Now we're between B and D - a 1/4 probability means that 4 out of 16 options are divisible by 3, while a 5/16 probability means that 5 out of 16 options are. Let's go through our remaining options:

32 - no
33 - yes, 3*11=33
35 - no
37 - no

52 - no
53 - no
55 - no
57 - yes, 3*19=57

72 - yes, 3 *24=72
73 - no
75 - yes, 3*25=75
77 - no

There were 5 options in total that were divisible by 3, so our probability is 5/16, or answer choice D.

[[email protected]]

Hi Roland2rule,

We're told that a number N is chosen at random from the set of two-digit integers whose digits are both PRIME numbers. We're asked for the probability that N is divisible by 3.

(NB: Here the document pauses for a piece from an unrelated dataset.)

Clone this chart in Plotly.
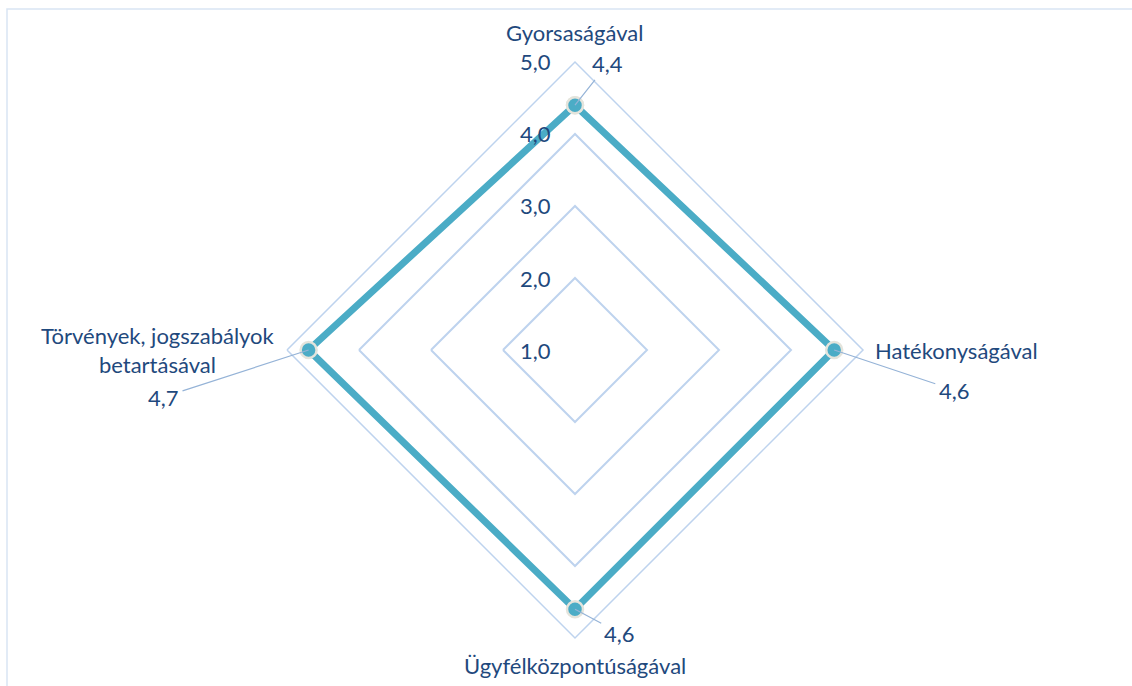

To start, we know that each of the two digits in each number must be 2, 3, 5 or 7. The number of two-digit numbers that fit this restriction is (4)(4) = 16, so the correct answer must be some fraction out of 16. If you had to guess at this point, then you could eliminate Answers A and C.

There's a quick way to determine whether a number is divisible by 3: "the rule of 3" - if the DIGITS of a number SUM to a total that is divisible by 3, then that number is divisible by 3... For example:

12 is divisible by 3 because 1+2 = 3 is divisible by 3
25 is NOT divisible by 3 because 2+5 = 7 and 7 is NOT divisible by 3

Given the possible digits of the two-digit number, the following 'pairs' of digits would give us a number that's divisible by 3:

2 & 7... giving us 27 and 72
3 & 3... giving us 33
5 & 7... giving us 57 and 75

5 out of the 16 numbers 'fit' what we're looking for, so the probability is 5/16.

Final Answer: D

GMAT assassins aren't born, they're made,
Rich

[Scott@TargetTestPrep]

If a number N is chosen at random from the set of two-digit integers whose digits are both prime numbers, what is the probability that N is divisible by 3?

A. 1/3
B. 1/4
C. 9/25
D. 5/16
E. 0

OA is D
What is the best possible way to solve this? An Expert contribution please.

The single-digit prime numbers are 2, 3, 5, and 7. So there are 4 x 4 = 16 two-digit integers that can be formed using these 4 digits. Of these 16 integers, only 33, 27, 72, 57, and 75 are divisible by 3. So the probability is 5/16.

Answer: D